Without the Holy Spirit and Christian brothers and sisters there is no way we can truly be settled. In this world Jesus promises us two things: provision and persecution. We can’t have one without the other. In Mark 10:28-31 Peter says to Jesus, “Look, we have left everything and followed you.” Jesus said, “Truly I tell you, there is no one who has left house or brothers or sisters or mother or father or children or fields, for my sake and for the sake of the good news, who will not receive a hundredfold now in this age—houses, brothers and sisters, mothers and children, and fields with persecutions—and in the age to come eternal life. But many who are first will be last, and the last will be first.” (NRSV)

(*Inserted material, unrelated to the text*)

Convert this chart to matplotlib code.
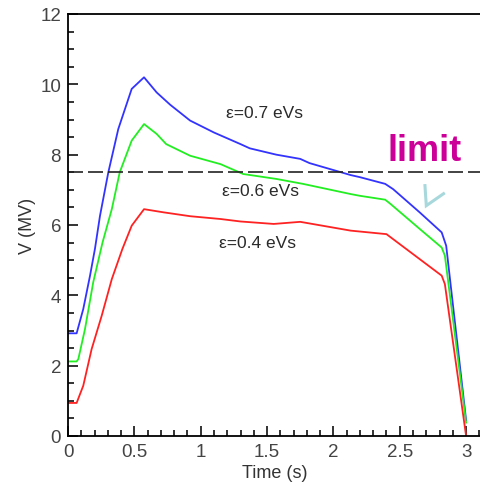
import numpy as np
import matplotlib
matplotlib.use('agg')
from matplotlib import pyplot as plt
from matplotlib.ticker import MultipleLocator

plt.rcParams['font.family'] = ['Liberation Sans', 'DejaVu Sans']

# voltage programmes for three emittances
t_07 = [0.0, 0.065, 0.115, 0.166, 0.203, 0.241, 0.304, 0.379, 0.48, 0.573, 0.668, 0.77,
        0.92, 1.10, 1.30, 1.37, 1.57, 1.75, 1.82, 2.13, 2.20, 2.39, 2.45, 2.65,
        2.816, 2.85, 3.0]
v_07 = [2.92, 2.92, 3.61, 4.56, 5.32, 6.26, 7.5, 8.73, 9.87, 10.2, 9.77, 9.42,
        8.97, 8.63, 8.30, 8.18, 8.0, 7.88, 7.76, 7.42, 7.36, 7.17, 7.02, 6.36,
        5.79, 5.41, 0.45]

t_06 = [0.0, 0.065, 0.078, 0.128, 0.19, 0.26, 0.33, 0.39, 0.48, 0.573, 0.668, 0.74,
        0.92, 1.15, 1.32, 1.57, 1.77, 2.13, 2.20, 2.39, 2.43, 2.65, 2.816, 2.84, 3.0]
v_06 = [2.12, 2.12, 2.19, 3.04, 4.37, 5.5, 6.45, 7.5, 8.4, 8.87, 8.59, 8.3,
        7.97, 7.73, 7.45, 7.31, 7.17, 6.88, 6.83, 6.72, 6.6, 5.89, 5.36, 5.13, 0.38]

t_04 = [0.0, 0.065, 0.115, 0.178, 0.254, 0.33, 0.41, 0.48, 0.573, 0.72, 0.92, 1.15,
        1.30, 1.55, 1.75, 2.13, 2.40, 2.816, 2.84, 3.0]
v_04 = [0.94, 0.94, 1.43, 2.47, 3.42, 4.46, 5.32, 5.98, 6.45, 6.36, 6.25, 6.17,
        6.1, 6.03, 6.09, 5.84, 5.74, 4.56, 4.32, 0.0]

v_limit = 7.5

fig = plt.figure(figsize=(4.81, 4.89), dpi=100)
ax = fig.add_axes([68/481, 52/489, 1 - 68/481, (437-15)/489])

ax.plot(t_07, v_07, color='#3333ff', lw=1.3)
ax.plot(t_06, v_06, color='#22ee22', lw=1.3)
ax.plot(t_04, v_04, color='#ff2222', lw=1.3)
ax.axhline(v_limit, color='#222222', lw=1.2, dashes=(9, 3))

lbl = dict(fontsize=12.5, ha='center', va='center', color='#2a2a2a')
ax.text(1.48, 9.2, 'ε=0.7 eVs', **lbl)
ax.text(1.45, 6.97, 'ε=0.6 eVs', **lbl)
ax.text(1.43, 5.49, 'ε=0.4 eVs', **lbl)
ax.text(2.69, 8.12, 'limit', fontsize=26, fontweight='bold', color='#cc0099',
        ha='center', va='center')

# small chevron pointing at the blue curve
ax.plot([2.69, 2.70, 2.83], [7.12, 6.55, 6.89], color='#a8d8dc', lw=2.2,
        solid_joinstyle='miter')

ax.set_xlim(0, 413/132.7)
ax.set_ylim(0, 12)
ax.xaxis.set_major_locator(MultipleLocator(0.5))
ax.xaxis.set_minor_locator(MultipleLocator(0.1))
ax.yaxis.set_major_locator(MultipleLocator(2))
ax.yaxis.set_minor_locator(MultipleLocator(0.5))
ax.xaxis.set_major_formatter(plt.FuncFormatter(lambda v, p: f'{v:g}'))
ax.tick_params(which='both', direction='in', colors='#111111', labelcolor='#444444',
               labelsize=13.5, width=1.2)
ax.tick_params(which='major', length=7, pad=5)
ax.tick_params(which='minor', length=4)
ax.spines['right'].set_visible(False)
for s in ['left', 'bottom', 'top']:
    ax.spines[s].set_linewidth(1.3)
ax.set_xlabel('Time (s)', fontsize=13, color='#333333', labelpad=3)
ax.set_ylabel('V (MV)', fontsize=13, color='#333333', labelpad=3)

fig.savefig('out.png', dpi=100)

In the Church we leave everything to follow Jesus and then receive a hundredfold back with persecutions and eternal life. I know so many people who welcome the idea of a banquet but shun the thought of persecution. The love that we know in Jesus Christ leads us into suffering in this world and on behalf of all who suffer. Jesus asks nothing of us that He himself is not doing. I shudder to myself when I encourage Churches to welcome the homeless, the addicted, the impoverished. I shudder because I know that it is not easy. This is true not just for Churches but also for new members of this ministry. New believers who have committed to serving here with very little themselves are placed in harm’s way. They’re learning to love and that makes them vulnerable. The call to follow Jesus makes you vulnerable to a lot of pain. That makes this place a revolving door.
Now many churches are revolving doors for the wrong reasons. They’re places where you can sing praises, be encouraged, and there is no threat of persecution. No one calls you to account and everyone is wearing a face. Even so people come and go and don’t really get the point of why they came in the first place. Everyone wants acceptance, no one wants obedience.
What is happening in America is that churches have become so affirming, so nonconfrontational, and so turned inward, that they promise a life without suffering and persecution. They think they’re being persecuted when what they are voting for is opposed. That’s just silly. Real suffering is siding with people whom society has thrown away. Real persecution comes from obeying Jesus’ call to really get to know people and attempt to teach them obedience. That sort of obedience makes us a threat. We’re teaching people their value apart from consumerism. We’re far more concerned with whether they can learn to live in community than whether they can become tax payers. As a nonprofit you’ll never get government money for doing that!
Even so the love of Jesus Christ is good news to those who are perishing. We are becoming people who love and know we are loved. We become people who can share ourselves with others. We look forward to that day when we will be at home with all the righteous, enjoying victory over sin, death, and the devil. We’ll share heaven with scores of saints across time and we will know Jesus face to face the way he knows us. I want to be ready for that party, don’t you?